Frank Quattrone (47), der ehemalige Star-Investmentbanker der Credit Suisse First Boston (CSFB), ist beschuldigt worden, gegen Wertpapiervorschriften verstoßen zu haben. Quattrone soll Managern von Technologiefirmen, die Einfluss auf die Investmentbank-Auswahl ihrer Firmen hatten, Zugang zu heißen Erstemissionen verschafft haben. Dies hat die NASD, der Dachverband der US-Wertpapierhändler, am Donnerstag mitgeteilt.
Ermutigung zur Dokumentenvernichtung
Quattrone wurde auch vorgeworfen, er habe bei einer NASD-Untersuchung nicht kooperiert. Dabei sollte festgestellt werden, ob er Angestellte der Tech Group der CSFB ermutigt hatte, Dokumente zu vernichten, nachdem er von der NASD- und staatlichen Untersuchungen benachrichtigt worden war.

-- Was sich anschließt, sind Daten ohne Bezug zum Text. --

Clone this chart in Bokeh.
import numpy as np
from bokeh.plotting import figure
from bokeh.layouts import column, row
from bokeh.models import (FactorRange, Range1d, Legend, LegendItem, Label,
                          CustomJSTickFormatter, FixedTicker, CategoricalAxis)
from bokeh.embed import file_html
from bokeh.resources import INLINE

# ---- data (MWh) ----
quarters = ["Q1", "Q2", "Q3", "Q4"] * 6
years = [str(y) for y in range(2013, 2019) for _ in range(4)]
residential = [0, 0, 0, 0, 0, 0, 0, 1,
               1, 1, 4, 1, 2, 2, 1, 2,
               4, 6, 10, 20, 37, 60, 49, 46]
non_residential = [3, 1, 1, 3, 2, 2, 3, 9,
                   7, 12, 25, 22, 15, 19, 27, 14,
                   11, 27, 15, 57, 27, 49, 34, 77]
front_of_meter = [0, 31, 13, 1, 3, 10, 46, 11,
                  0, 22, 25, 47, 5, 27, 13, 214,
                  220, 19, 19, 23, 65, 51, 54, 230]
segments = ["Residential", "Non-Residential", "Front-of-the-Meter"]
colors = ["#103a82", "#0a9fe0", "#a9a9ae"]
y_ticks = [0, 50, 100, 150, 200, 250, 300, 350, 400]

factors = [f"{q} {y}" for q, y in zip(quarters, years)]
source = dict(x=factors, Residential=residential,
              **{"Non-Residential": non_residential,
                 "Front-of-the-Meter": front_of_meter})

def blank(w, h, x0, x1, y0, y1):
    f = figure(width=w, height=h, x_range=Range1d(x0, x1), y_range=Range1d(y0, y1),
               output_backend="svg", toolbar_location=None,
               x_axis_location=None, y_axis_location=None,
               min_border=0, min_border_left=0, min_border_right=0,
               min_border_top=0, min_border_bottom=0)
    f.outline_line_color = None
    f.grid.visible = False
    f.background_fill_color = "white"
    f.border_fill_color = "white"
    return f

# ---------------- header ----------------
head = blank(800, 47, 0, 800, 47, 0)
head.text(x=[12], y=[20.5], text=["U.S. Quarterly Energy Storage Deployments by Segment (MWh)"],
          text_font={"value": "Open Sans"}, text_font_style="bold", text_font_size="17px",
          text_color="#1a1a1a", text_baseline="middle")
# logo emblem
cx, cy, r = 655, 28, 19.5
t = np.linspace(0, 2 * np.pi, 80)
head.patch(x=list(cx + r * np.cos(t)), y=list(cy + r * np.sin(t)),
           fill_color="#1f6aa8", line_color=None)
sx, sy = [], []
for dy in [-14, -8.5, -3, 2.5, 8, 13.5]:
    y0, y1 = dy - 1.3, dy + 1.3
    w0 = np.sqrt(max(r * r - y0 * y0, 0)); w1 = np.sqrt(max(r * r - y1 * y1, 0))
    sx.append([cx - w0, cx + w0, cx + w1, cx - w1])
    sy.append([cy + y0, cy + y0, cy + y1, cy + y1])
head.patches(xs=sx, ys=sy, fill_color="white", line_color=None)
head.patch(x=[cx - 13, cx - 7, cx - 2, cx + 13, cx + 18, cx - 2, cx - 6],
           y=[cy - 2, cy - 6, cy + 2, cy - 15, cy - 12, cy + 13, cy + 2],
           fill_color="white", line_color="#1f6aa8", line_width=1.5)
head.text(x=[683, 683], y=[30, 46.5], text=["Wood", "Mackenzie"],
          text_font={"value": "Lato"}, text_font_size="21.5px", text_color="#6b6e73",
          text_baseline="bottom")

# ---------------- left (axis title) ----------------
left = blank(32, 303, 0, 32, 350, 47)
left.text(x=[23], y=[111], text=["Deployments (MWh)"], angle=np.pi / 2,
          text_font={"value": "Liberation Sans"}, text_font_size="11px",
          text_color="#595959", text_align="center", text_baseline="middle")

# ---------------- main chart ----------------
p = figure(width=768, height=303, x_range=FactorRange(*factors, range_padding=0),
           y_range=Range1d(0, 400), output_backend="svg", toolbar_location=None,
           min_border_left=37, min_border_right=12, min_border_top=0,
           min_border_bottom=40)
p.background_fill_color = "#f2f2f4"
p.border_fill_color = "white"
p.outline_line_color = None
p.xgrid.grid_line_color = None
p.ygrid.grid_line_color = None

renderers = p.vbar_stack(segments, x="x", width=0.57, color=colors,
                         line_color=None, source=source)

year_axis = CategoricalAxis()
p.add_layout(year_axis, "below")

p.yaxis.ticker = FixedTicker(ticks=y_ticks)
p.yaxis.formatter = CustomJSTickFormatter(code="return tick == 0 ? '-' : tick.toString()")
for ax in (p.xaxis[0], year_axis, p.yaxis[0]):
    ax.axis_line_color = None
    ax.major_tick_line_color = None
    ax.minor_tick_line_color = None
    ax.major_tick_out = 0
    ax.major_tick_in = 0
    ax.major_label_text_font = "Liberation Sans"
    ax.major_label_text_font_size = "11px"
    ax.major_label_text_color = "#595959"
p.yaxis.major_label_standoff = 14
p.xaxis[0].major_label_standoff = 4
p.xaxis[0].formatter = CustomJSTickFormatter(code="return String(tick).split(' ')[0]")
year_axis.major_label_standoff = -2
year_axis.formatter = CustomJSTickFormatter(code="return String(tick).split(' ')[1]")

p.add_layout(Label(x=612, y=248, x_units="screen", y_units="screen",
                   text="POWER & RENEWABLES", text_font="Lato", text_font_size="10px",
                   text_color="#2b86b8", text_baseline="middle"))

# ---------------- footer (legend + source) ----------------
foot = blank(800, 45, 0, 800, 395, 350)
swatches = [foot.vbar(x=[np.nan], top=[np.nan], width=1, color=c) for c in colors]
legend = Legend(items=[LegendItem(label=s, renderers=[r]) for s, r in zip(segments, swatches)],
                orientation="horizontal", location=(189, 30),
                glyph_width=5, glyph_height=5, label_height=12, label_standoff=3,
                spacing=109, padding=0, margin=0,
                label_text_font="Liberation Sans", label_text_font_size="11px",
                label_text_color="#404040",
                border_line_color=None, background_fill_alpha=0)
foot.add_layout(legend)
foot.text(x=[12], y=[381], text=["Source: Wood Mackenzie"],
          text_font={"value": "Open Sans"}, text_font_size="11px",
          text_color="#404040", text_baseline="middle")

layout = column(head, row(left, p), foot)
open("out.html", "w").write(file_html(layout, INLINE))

Vorgehen damals "weit verbreitet"
Die NASD-Vorwürfe seien völlig grundlos, erklärte der Quattrone- Anwalt Howard E. Heiss in einer Presseerklärung. Sie stellten einen beispiellosen Versuch dar, Strafaktionen gegen jemanden für ein Verhalten vorzunehmen, das zu dem Zeitpunkt legal und in der Branche weit verbreitet gewesen sein. Quattrone werde sich gegen die unfairen und unbegründeten Vorwürfe heftig zur Wehr setzen.
Interessenskonflikte bei Analysten
Die NASD-Vorwürfe gegen Quattrone folgten NASD-Untersuchungen über Investmentbank-Aktivitäten. Dazu gehörten auch die Kursfestlegung von Erstemissionen sowie Interessenkonflikte bei Analysten. «Die jüngsten Untersuchungen über Interessenkonflikte an der Wall Street zeigen, dass in der Vergangenheit in vielen Fällen, die Interessen der Investoren kompromittiert wurden, um größere Investmentbank-Umsätze zu verbuchen», erklärte Mary L. Schapiro. Sie ist stellvertretende NASD-Vorsitzende und Präsidentin für Regulierungsfragen. Man müsse Personen für Verstöße zur Verantwortung ziehen, um die Integrität der Märkte und das Vertrauen der Anleger wieder herzustellen.
Von seinem Posten zurückgetreten
Quattrone war vor wenigen Tagen mit sofortiger Wirkung bei der CSFB zurückgetreten. Er hatte die Global Technology Group der CSFB geleitet, die für Erstemissionen von Technologie- und Internetfirmen zuständig war. Die CSFB gehört der Schweizer Großbank Credit Suisse Group. Quattrone hatte die CSFB nach seinem Eintritt im Jahr 1998 zu einem der erfolgreichsten Hilfesteller bei Börsengängen von Technologiefirmen gemacht.
Durch Geschäfte zum Millionär
Die CSFB habe 1999 mehr US-Erstemissionen gemanagt als jede andere Firma, erklärte die NASD. Im Jahr 2000 sei das Investmentbankgeschäft die zweitgrößte Umsatzquelle des Unternehmens gewesen. Quattrone habe ebenfalls erheblich profitiert. Er habe zwischen August 1998 und Ende 2001 persönlich mehr als 200 Millionen Dollar erhalten, erklärte die NASD.
Auch Justizbehörde ermittelt
Die NASD kann Strafen verhängen und eine Suspendierung oder eine Ausschließung eines Beschuldigten aus der Wertpapierbranche anordnen. Die NASD kann die Herausgabe von unrechtlich erworbenen Geldern und Entschädigungszahlungen anordnen. Es laufen auch Untersuchungen der Justizbehörden gegen Quattrone.